** Start of Recorded data **

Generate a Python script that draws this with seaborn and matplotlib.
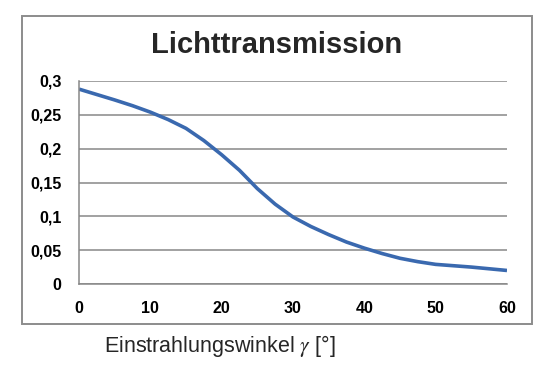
import matplotlib
matplotlib.use("Agg")
import matplotlib.pyplot as plt
import seaborn as sns
import pandas as pd
from matplotlib.patches import Rectangle
from matplotlib.ticker import FuncFormatter

# Data
angle = [0, 2.5, 5, 7.5, 10, 12.5, 15, 17.5, 20, 22.5, 25, 27.5, 30, 32.5, 35,
         37.5, 40, 42.5, 45, 47.5, 50, 52.5, 55, 57.5, 60]
transmission = [0.288, 0.280, 0.272, 0.2635, 0.254, 0.243, 0.230, 0.212, 0.191, 0.168,
                0.141, 0.118, 0.099, 0.085, 0.073, 0.062, 0.053, 0.045, 0.038, 0.033,
                0.029, 0.027, 0.025, 0.0225, 0.020]
x_ticks = [0, 10, 20, 30, 40, 50, 60]
y_ticks = [0, 0.05, 0.1, 0.15, 0.2, 0.25, 0.3]
title = "Lichttransmission"
xlabel = "Einstrahlungswinkel $\\gamma$ [°]"

sns.set_theme(style="white")
plt.rcParams['font.family'] = ['Liberation Sans', 'DejaVu Sans']
plt.rcParams['mathtext.fontset'] = 'stix'

df = pd.DataFrame({"angle": angle, "transmission": transmission})

W, H = 555, 377
fig = plt.figure(figsize=(W / 100, H / 100), dpi=100)
fig.patch.set_facecolor("white")

# outer chart frame
fig.patches.append(Rectangle((22 / W, 1 - 324 / H), (532 - 22) / W, (324 - 16) / H,
                             transform=fig.transFigure, fill=False,
                             edgecolor="#8c8c8c", linewidth=1.4))

ax = fig.add_axes([79 / W, 1 - 284 / H, (507 - 79) / W, (284 - 81) / H])
sns.lineplot(data=df, x="angle", y="transmission", ax=ax, color="#3A69AF",
             linewidth=2.6)
for ln in ax.get_lines():
    ln.set_solid_joinstyle("round")
    ln.set_solid_capstyle("butt")

ax.set_xlim(0, 60)
ax.set_ylim(0, 0.3)
ax.set_xticks(x_ticks)
ax.set_yticks(y_ticks)
ax.yaxis.set_major_formatter(FuncFormatter(lambda v, p: ("%g" % round(v, 2)).replace(".", ",")))
ax.xaxis.set_major_formatter(FuncFormatter(lambda v, p: "%d" % v))
ax.grid(axis="y", color="#878787", linewidth=1.1)
ax.set_axisbelow(True)
for s in ["top", "right"]:
    ax.spines[s].set_visible(False)
for s in ["left", "bottom"]:
    ax.spines[s].set_color("#878787")
    ax.spines[s].set_linewidth(1.1)
ax.tick_params(axis="both", which="major", direction="out", length=4, width=1.1,
               color="#878787", labelsize=11.5, labelcolor="black")
ax.tick_params(axis="x", pad=8.5)
ax.tick_params(axis="y", pad=8.5)
for lbl in ax.get_xticklabels() + ax.get_yticklabels():
    lbl.set_fontweight("bold")
ax.set_xlabel("")
ax.set_ylabel("")

fig.text(277 / W, 1 - 45 / H, title, ha="center", va="center",
         fontsize=21, fontweight="bold")
fig.text(220 / W, 1 - 346 / H, xlabel, ha="center", va="center",
         fontsize=15.5, family=['Liberation Sans', 'DejaVu Sans'])

fig.savefig("out.png", dpi=100, facecolor="white")
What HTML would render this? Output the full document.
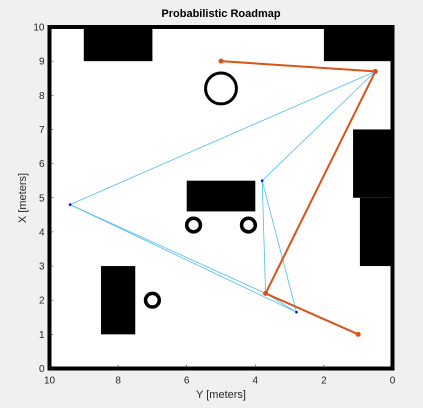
<!DOCTYPE html>
<html><head><meta charset="utf-8"><style>
body{margin:0;background:#f0f0f0;}
svg{display:block;font-family:"Liberation Sans",sans-serif;}
</style></head><body>
<svg id="c" width="423" height="408"></svg>
<script>
const xTicks=[10,8,6,4,2,0];
const yTicks=[0,1,2,3,4,5,6,7,8,9,10];
// obstacles: [y0,y1,x0,x1] in meters (Y horizontal, X vertical)
const rects=[[7,9,9,10],[0,2,9,10],[0,1.15,5,7],[0,0.95,3,5],[4,6,4.6,5.5],[7.5,8.5,1,3]];
const rings=[[5,8.2,0.45,3],[5.8,4.2,0.2,3.5],[4.2,4.2,0.2,3.5],[7,2,0.2,3.5]];
const nodeY=[5,0.5,3.7,1,3.8,9.4,2.8];
const nodeX=[9,8.7,2.2,1,5.5,4.8,1.65];
const edges=[[1,5],[1,4],[4,2],[4,6],[5,2],[5,6],[2,6]];
const path=[0,1,2,3];
const L=49.5,R=392.5,T=27,B=368.5;
const sx=v=>L+(10-v)*(R-L)/10, sy=v=>B-v*(B-T)/10;
const s=document.getElementById('c'),NS='http://www.w3.org/2000/svg';
function mk(t,a,p){const e=document.createElementNS(NS,t);for(const k in a)e.setAttribute(k,a[k]);(p||s).appendChild(e);return e;}
let e=mk('rect',{x:L,y:T,width:R-L,height:B-T,fill:'#fff',stroke:'#000','stroke-width':4});

rects.forEach(r=>{const o=mk('rect',{x:sx(r[1]),y:sy(r[3]),width:sx(r[0])-sx(r[1]),height:sy(r[2])-sy(r[3]),fill:'#000'});
});
rings.forEach(r=>{const o=mk('circle',{cx:sx(r[0]),cy:sy(r[1]),r:r[2]*34.3,fill:'none',stroke:'#000','stroke-width':r[3]});
});
edges.forEach(g=>{const o=mk('line',{x1:sx(nodeY[g[0]]),y1:sy(nodeX[g[0]]),x2:sx(nodeY[g[1]]),y2:sy(nodeX[g[1]]),stroke:'#4dbeee','stroke-width':0.8});
});
nodeY.forEach((v,i)=>{const o=mk('circle',{cx:sx(v),cy:sy(nodeX[i]),r:1.3,fill:'#0000ff'});
});
const pts=path.map(i=>sx(nodeY[i])+','+sy(nodeX[i])).join(' ');
e=mk('polyline',{points:pts,fill:'none',stroke:'#d95319','stroke-width':2});

path.forEach(i=>{const o=mk('circle',{cx:sx(nodeY[i]),cy:sy(nodeX[i]),r:2.5,fill:'#d95319'});
});
xTicks.forEach(v=>{mk('line',{x1:sx(v),y1:B,x2:sx(v),y2:B-4,stroke:'#262626','stroke-width':0.5});
const t=mk('text',{x:sx(v),y:B+15,'font-size':10,'text-anchor':'middle',fill:'#262626'});t.textContent=v;
});
yTicks.forEach(v=>{mk('line',{x1:L,y1:sy(v),x2:L+4,y2:sy(v),stroke:'#262626','stroke-width':0.5});
const t=mk('text',{x:L-5,y:sy(v)+3.5,'font-size':10,'text-anchor':'end',fill:'#262626'});t.textContent=v;
});
let t=mk('text',{x:221,y:17,'font-size':11,'font-weight':'bold','text-anchor':'middle',fill:'#000'});t.textContent='Probabilistic Roadmap';

t=mk('text',{x:221,y:398,'font-size':11,'text-anchor':'middle',fill:'#262626'});t.textContent='Y [meters]';

t=mk('text',{x:0,y:0,'font-size':11,'text-anchor':'middle',fill:'#262626',transform:'translate(26,198) rotate(-90)'});t.textContent='X [meters]';

</script>
</body></html>
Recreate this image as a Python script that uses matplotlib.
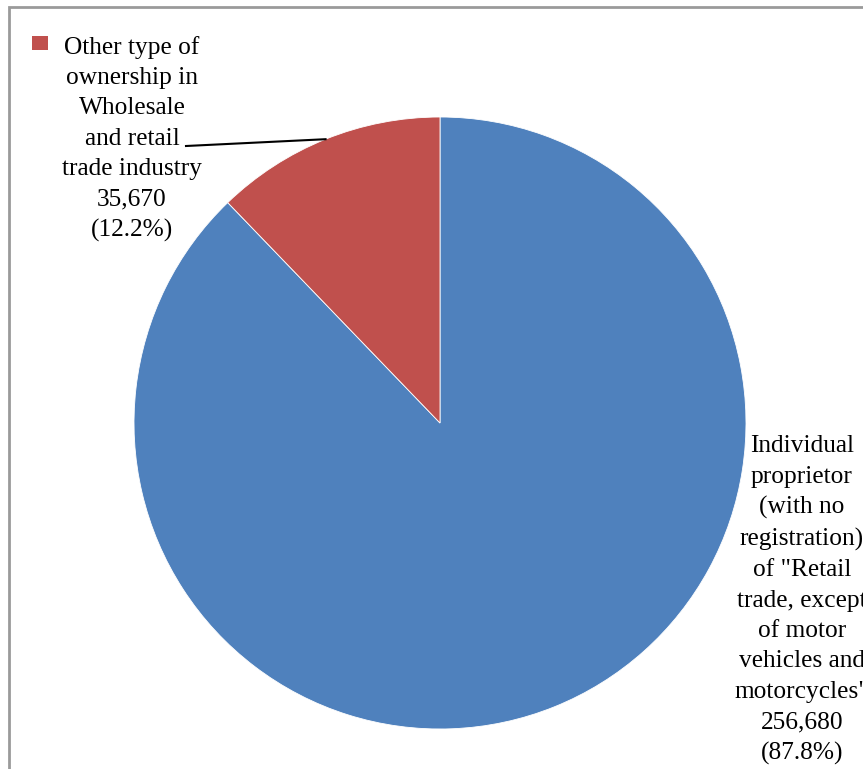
import numpy as np
import matplotlib
matplotlib.use("Agg")
import matplotlib.pyplot as plt
from matplotlib.patches import Rectangle

categories = ['Individual proprietor (with no registration) of "Retail trade, except of motor vehicles and motorcycles"',
              'Other type of ownership in Wholesale and retail trade industry']
values = [256680, 35670]
percents = ['87.8%', '12.2%']
label_lines = [
    ['Individual', 'proprietor', '(with no', 'registration)', 'of "Retail', 'trade, except',
     'of motor', 'vehicles and', 'motorcycles"'],
    ['Other type of', 'ownership in', 'Wholesale', 'and retail', 'trade industry'],
]
colors = ['#4F81BD', '#C0504D']

W, H = 863, 769
fig = plt.figure(figsize=(W / 100, H / 100), dpi=100)
plt.rcParams['font.family'] = ['Liberation Serif', 'DejaVu Serif']

cx, cy, r = 440, 423, 306
ax = fig.add_axes([(cx - r) / W, (H - cy - r) / H, 2 * r / W, 2 * r / H])
wedges, _ = ax.pie(values, colors=colors, startangle=90, counterclock=False,
                   wedgeprops=dict(edgecolor='white', linewidth=0.6))
ax.set_xlim(-1, 1)
ax.set_ylim(-1, 1)
ax.set_aspect('auto')
ax.axis('off')

# chart border (cropped at right/bottom)
fig.add_artist(Rectangle((9 / W, -0.1), 1.2, (H - 7) / H + 0.1, transform=fig.transFigure,
                         fill=False, edgecolor='#9a9a9a', linewidth=2))

fs = 18.3
ls = 1.49
def fmt(v, p, lines):
    return '\n'.join(lines + [f'{v:,}', f'({p})'])

# right label (blue)
fig.text(802 / W, 1 - 600 / H, fmt(values[0], percents[0], label_lines[0]),
         ha='center', va='center', multialignment='center', fontsize=fs, linespacing=ls)
# left label (red)
fig.text(132 / W, 1 - 139 / H, fmt(values[1], percents[1], label_lines[1]),
         ha='center', va='center', multialignment='center', fontsize=fs, linespacing=ls)

# leader line to middle of red wedge
w = wedges[1]
mid = np.deg2rad((w.theta1 + w.theta2) / 2)
ex, ey = np.cos(mid), np.sin(mid)
sx = (186 - cx) / r
sy = (cy - 146) / r
ax.plot([sx, ex], [sy, ey], color='black', linewidth=1.5, clip_on=False)

# legend marker
fig.add_artist(Rectangle((32 / W, 1 - 50 / H), 16 / W, 14 / H, transform=fig.transFigure,
                         facecolor=colors[1], edgecolor='none'))

fig.savefig('out.png', dpi=100)
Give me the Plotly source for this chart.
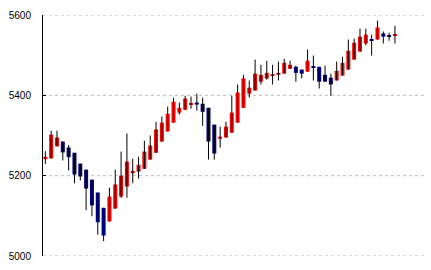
import plotly.graph_objects as go

opens  = [5241,5243,5273,5285,5270,5257,5230,5215,5190,5158,5120,5086,5118,5148,5173,5206,5210,5217,5240,5257,
          5285,5310,5332,5357,5364,5377,5382,5379,5369,5327,5292,5295,5307,5332,5369,5404,5412,5434,5442,5449,
          5451,5454,5466,5471,5464,5459,5472,5471,5451,5444,5437,5449,5464,5489,5509,5529,5539,5539,5554,5550,5549]
highs  = [5261,5312,5312,5285,5276,5257,5230,5215,5190,5158,5120,5170,5215,5260,5305,5242,5247,5287,5300,5334,
          5347,5372,5394,5382,5399,5397,5404,5394,5369,5327,5322,5334,5399,5427,5451,5437,5489,5476,5486,5476,
          5484,5491,5486,5474,5464,5514,5499,5471,5474,5454,5484,5496,5539,5541,5566,5566,5551,5586,5559,5556,5573]
lows   = [5229,5243,5273,5238,5213,5181,5188,5114,5099,5053,5037,5086,5118,5145,5145,5181,5193,5217,5240,5257,
          5285,5310,5332,5352,5364,5367,5362,5324,5240,5240,5270,5295,5307,5332,5369,5394,5412,5427,5439,5427,
          5437,5454,5466,5434,5442,5459,5437,5417,5434,5399,5437,5449,5464,5489,5509,5524,5499,5539,5529,5536,5529]
closes = [5247,5302,5295,5258,5246,5203,5198,5168,5126,5084,5051,5148,5178,5200,5235,5212,5227,5260,5275,5315,
          5332,5354,5384,5369,5392,5380,5377,5359,5285,5255,5297,5322,5357,5407,5442,5419,5454,5451,5456,5452,
          5456,5481,5476,5456,5454,5486,5469,5434,5434,5427,5461,5481,5511,5531,5546,5551,5536,5569,5546,5546,5552]
y_ticks = [5000, 5200, 5400, 5600]
y_tick_labels = ["5000", "5200", "5400", "5600"]

UP = "#ff0000"
DOWN = "#000088"

n = len(opens)
xs = list(range(n))

wx, wy = [], []
for i in xs:
    wx += [i, i, None]
    wy += [lows[i], highs[i], None]

fig = go.Figure()
fig.add_trace(go.Scatter(x=wx, y=wy, mode="lines", line=dict(color="black", width=1),
                         hoverinfo="skip", showlegend=False))

up_idx = [i for i in xs if closes[i] >= opens[i]]
dn_idx = [i for i in xs if closes[i] < opens[i]]
for idx, col in ((up_idx, UP), (dn_idx, DOWN)):
    fig.add_trace(go.Bar(
        x=idx,
        base=[min(opens[i], closes[i]) for i in idx],
        y=[abs(closes[i] - opens[i]) for i in idx],
        width=0.69, marker=dict(color=col, line=dict(width=0)),
        showlegend=False))

for v in y_ticks:
    fig.add_shape(type="line", xref="paper", yref="y", x0=0, x1=1, y0=v, y1=v,
                  line=dict(color="#bdbdbd", width=1, dash="3px,3px"), layer="below")

fig.update_layout(
    width=431, height=270,
    margin=dict(l=43, r=4, t=15, b=14),
    paper_bgcolor="white", plot_bgcolor="white",
    barmode="overlay",
    font=dict(family="Liberation Sans", size=10, color="black"),
    xaxis=dict(range=[-0.4, 65.5], showgrid=False, showticklabels=False, zeroline=False,
               showline=False, ticks=""),
    yaxis=dict(range=[5000, 5600], tickvals=y_ticks, ticktext=y_tick_labels,
               showgrid=False,
               showline=True, linecolor="black", linewidth=1,
               ticks="inside", ticklen=3, tickcolor="black",
               ticklabelstandoff=9, zeroline=False),
)

fig.write_html("out.html")
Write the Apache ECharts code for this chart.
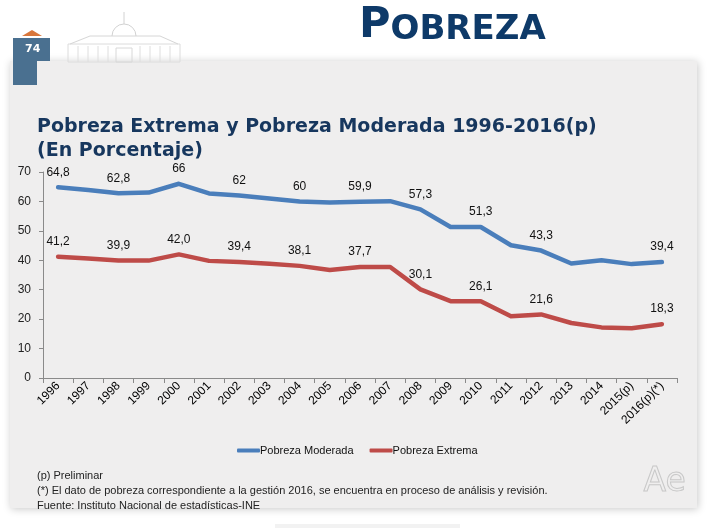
<!DOCTYPE html>
<html>
<head>
<meta charset="utf-8">
<script src="https://cdn.jsdelivr.net/npm/echarts@6/dist/echarts.min.js"></script>
<style>
html,body{margin:0;padding:0;background:#fff;}
#c{width:716px;height:528px;}
</style>
</head>
<body>
<div id="c"></div>
<script>
var categories = ['1996','1997','1998','1999','2000','2001','2002','2003','2004','2005','2006','2007','2008','2009','2010','2011','2012','2013','2014','2015(p)','2016(p)(*)'];
var moderada = [64.8, 63.9, 62.8, 63.0, 66.0, 62.7, 62.0, 61.0, 60.0, 59.6, 59.9, 60.1, 57.3, 51.3, 51.3, 45.1, 43.3, 38.9, 40.0, 38.7, 39.4];
var extrema = [41.2, 40.6, 39.9, 39.9, 42.0, 39.8, 39.4, 38.8, 38.1, 36.7, 37.7, 37.7, 30.1, 26.1, 26.1, 21.0, 21.6, 18.7, 17.2, 16.9, 18.3];
var labelsModerada = ['64,8','','62,8','','66','','62','','60','','59,9','','57,3','','51,3','','43,3','','','','39,4'];
var labelsExtrema = ['41,2','','39,9','','42,0','','39,4','','38,1','','37,7','','30,1','','26,1','','21,6','','','','18,3'];
var yTicks = [0,10,20,30,40,50,60,70];

var txtFont = '"Liberation Sans",sans-serif';

var chart = echarts.init(document.getElementById('c'));
chart.setOption({
  backgroundColor: '#ffffff',
  animation: false,
  title: {
    text: 'Pobreza Extrema y Pobreza Moderada 1996-2016(p)\n(En Porcentaje)',
    left: 32, top: 110,
    textStyle: {fontFamily: 'DejaVu Sans', fontWeight: 'bold', fontSize: 19, color: '#17375e', lineHeight: 24}
  },
  legend: {
    left: 232, top: 440,
    icon: 'roundRect', itemWidth: 23, itemHeight: 4, itemGap: 16,
    textStyle: {fontFamily: txtFont, fontSize: 11, color: '#111', padding: [0,0,0,-5]},
    data: ['Pobreza Moderada', 'Pobreza Extrema']
  },
  grid: {left: 43, right: 39, top: 172, bottom: 150},
  xAxis: {
    type: 'category', data: categories, boundaryGap: true,
    axisLine: {lineStyle: {color: '#8a8a8a', width: 1}},
    axisTick: {show: true, length: 5, lineStyle: {color: '#8a8a8a'}},
    axisLabel: {rotate: 45, interval: 0, fontFamily: txtFont, fontSize: 12, color: '#000', margin: 6}
  },
  yAxis: {
    type: 'value', min: yTicks[0], max: yTicks[yTicks.length-1], interval: 10,
    axisLine: {show: true, lineStyle: {color: '#8a8a8a', width: 1}},
    axisTick: {show: true, length: 4, lineStyle: {color: '#8a8a8a'}},
    splitLine: {show: false},
    axisLabel: {fontFamily: txtFont, fontSize: 12, color: '#222', margin: 12}
  },
  series: [
    {
      name: 'Pobreza Moderada', type: 'line', data: moderada,
      color: '#4a7ebb', showSymbol: true, symbol: 'circle', symbolSize: 2,
      itemStyle: {color: '#4a7ebb'},
      lineStyle: {width: 4.5, color: '#4a7ebb', cap: 'round', join: 'round'},
      label: {show: true, position: 'top', distance: 8, fontFamily: txtFont, fontSize: 12, color: '#111',
        formatter: function(p){ return labelsModerada[p.dataIndex]; }},
      z: 3
    },
    {
      name: 'Pobreza Extrema', type: 'line', data: extrema,
      color: '#be4b48', showSymbol: true, symbol: 'circle', symbolSize: 2,
      itemStyle: {color: '#be4b48'},
      lineStyle: {width: 4.5, color: '#be4b48', cap: 'round', join: 'round'},
      label: {show: true, position: 'top', distance: 8, fontFamily: txtFont, fontSize: 12, color: '#111',
        formatter: function(p){ return labelsExtrema[p.dataIndex]; }},
      z: 3
    }
  ],
  graphic: [
    {type: 'group', silent: true, z: -20, children: [
      {type: 'rect', shape: {x: 68, y: 44, width: 112, height: 18}, style: {fill: 'none', stroke: '#dcdcdc', lineWidth: 1}},
      {type: 'polyline', shape: {points: [[70,44],[90,36],[160,36],[178,44]]}, style: {fill: 'none', stroke: '#d6d6d6', lineWidth: 1}},
      {type: 'arc', shape: {cx: 124, cy: 36, r: 12, startAngle: Math.PI, endAngle: 2*Math.PI}, style: {fill: 'none', stroke: '#d2d2d2', lineWidth: 1}},
      {type: 'line', shape: {x1: 124, y1: 24, x2: 124, y2: 12}, style: {stroke: '#d2d2d2', lineWidth: 1}},
      {type: 'rect', shape: {x: 116, y: 48, width: 16, height: 14}, style: {fill: 'none', stroke: '#d8d8d8', lineWidth: 1}},
      {type: 'line', shape: {x1: 78, y1: 46, x2: 78, y2: 62}, style: {stroke: '#dedede'}},
      {type: 'line', shape: {x1: 88, y1: 46, x2: 88, y2: 62}, style: {stroke: '#dedede'}},
      {type: 'line', shape: {x1: 98, y1: 46, x2: 98, y2: 62}, style: {stroke: '#dedede'}},
      {type: 'line', shape: {x1: 108, y1: 46, x2: 108, y2: 62}, style: {stroke: '#dedede'}},
      {type: 'line', shape: {x1: 140, y1: 46, x2: 140, y2: 62}, style: {stroke: '#dedede'}},
      {type: 'line', shape: {x1: 150, y1: 46, x2: 150, y2: 62}, style: {stroke: '#dedede'}},
      {type: 'line', shape: {x1: 160, y1: 46, x2: 160, y2: 62}, style: {stroke: '#dedede'}},
      {type: 'line', shape: {x1: 170, y1: 46, x2: 170, y2: 62}, style: {stroke: '#dedede'}}
    ]},
    {type: 'rect', z: -10, silent: true, shape: {x: 10, y: 61, width: 687, height: 447},
      style: {fill: '#efeeee', shadowBlur: 8, shadowColor: 'rgba(0,0,0,0.22)', shadowOffsetX: 1, shadowOffsetY: 1}},
    {type: 'polygon', z: 5, silent: true, shape: {points: [[13,38],[50,38],[50,61],[37,61],[37,85],[13,85]]}, style: {fill: '#4a7090'}},
    {type: 'polygon', z: 5, silent: true, shape: {points: [[22,36],[42,36],[32,30]]}, style: {fill: '#d9773c'}},
    {type: 'text', z: 6, left: 25, top: 44, style: {text: '74', fill: '#ffffff', font: 'bold 11px "DejaVu Sans"'}},
    {type: 'text', z: 6, left: 359, top: 4, style: {
      text: '{a|P}{b|OBREZA}',
      rich: {
        a: {fontFamily: 'DejaVu Sans', fontWeight: 'bold', fontSize: 43, fill: '#0e3a69', verticalAlign: 'bottom'},
        b: {fontFamily: 'DejaVu Sans', fontWeight: 'bold', fontSize: 34, fill: '#0e3a69', verticalAlign: 'bottom'}
      }
    }},
    {type: 'text', z: 6, left: 37, top: 470, style: {text: '(p) Preliminar', fill: '#222', font: '11px ' + txtFont}},
    {type: 'text', z: 6, left: 37, top: 485, style: {text: '(*) El dato de pobreza correspondiente a la gestión 2016, se encuentra en proceso de análisis y revisión.', fill: '#222', font: '11px ' + txtFont}},
    {type: 'text', z: 6, left: 37, top: 500, style: {text: 'Fuente: Instituto Nacional de estadísticas-INE', fill: '#222', font: '11px ' + txtFont}},
    {type: 'text', z: 6, left: 643, top: 465, style: {text: 'Ae', fill: 'rgba(0,0,0,0)', stroke: '#c8c8c8', lineWidth: 1, font: '33px "DejaVu Sans"'}},
    {type: 'rect', z: -10, silent: true, shape: {x: 275, y: 524, width: 185, height: 4}, style: {fill: '#f2f2f2'}}
  ]
});
</script>
</body>
</html>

** End of Recorded data **

**Stated goal**
In the listing above, find the line with "Recreate this image" and the line with "return '\n'.join(lines +". Copy exactly those lines and all between them, minus the images.

**The output**
Recreate this image as a Python script that uses matplotlib.
import numpy as np
import matplotlib
matplotlib.use("Agg")
import matplotlib.pyplot as plt
from matplotlib.patches import Rectangle

categories = ['Individual proprietor (with no registration) of "Retail trade, except of motor vehicles and motorcycles"',
              'Other type of ownership in Wholesale and retail trade industry']
values = [256680, 35670]
percents = ['87.8%', '12.2%']
label_lines = [
    ['Individual', 'proprietor', '(with no', 'registration)', 'of "Retail', 'trade, except',
     'of motor', 'vehicles and', 'motorcycles"'],
    ['Other type of', 'ownership in', 'Wholesale', 'and retail', 'trade industry'],
]
colors = ['#4F81BD', '#C0504D']

W, H = 863, 769
fig = plt.figure(figsize=(W / 100, H / 100), dpi=100)
plt.rcParams['font.family'] = ['Liberation Serif', 'DejaVu Serif']

cx, cy, r = 440, 423, 306
ax = fig.add_axes([(cx - r) / W, (H - cy - r) / H, 2 * r / W, 2 * r / H])
wedges, _ = ax.pie(values, colors=colors, startangle=90, counterclock=False,
                   wedgeprops=dict(edgecolor='white', linewidth=0.6))
ax.set_xlim(-1, 1)
ax.set_ylim(-1, 1)
ax.set_aspect('auto')
ax.axis('off')

# chart border (cropped at right/bottom)
fig.add_artist(Rectangle((9 / W, -0.1), 1.2, (H - 7) / H + 0.1, transform=fig.transFigure,
                         fill=False, edgecolor='#9a9a9a', linewidth=2))

fs = 18.3
ls = 1.49
def fmt(v, p, lines):
    return '\n'.join(lines + [f'{v:,}', f'({p})'])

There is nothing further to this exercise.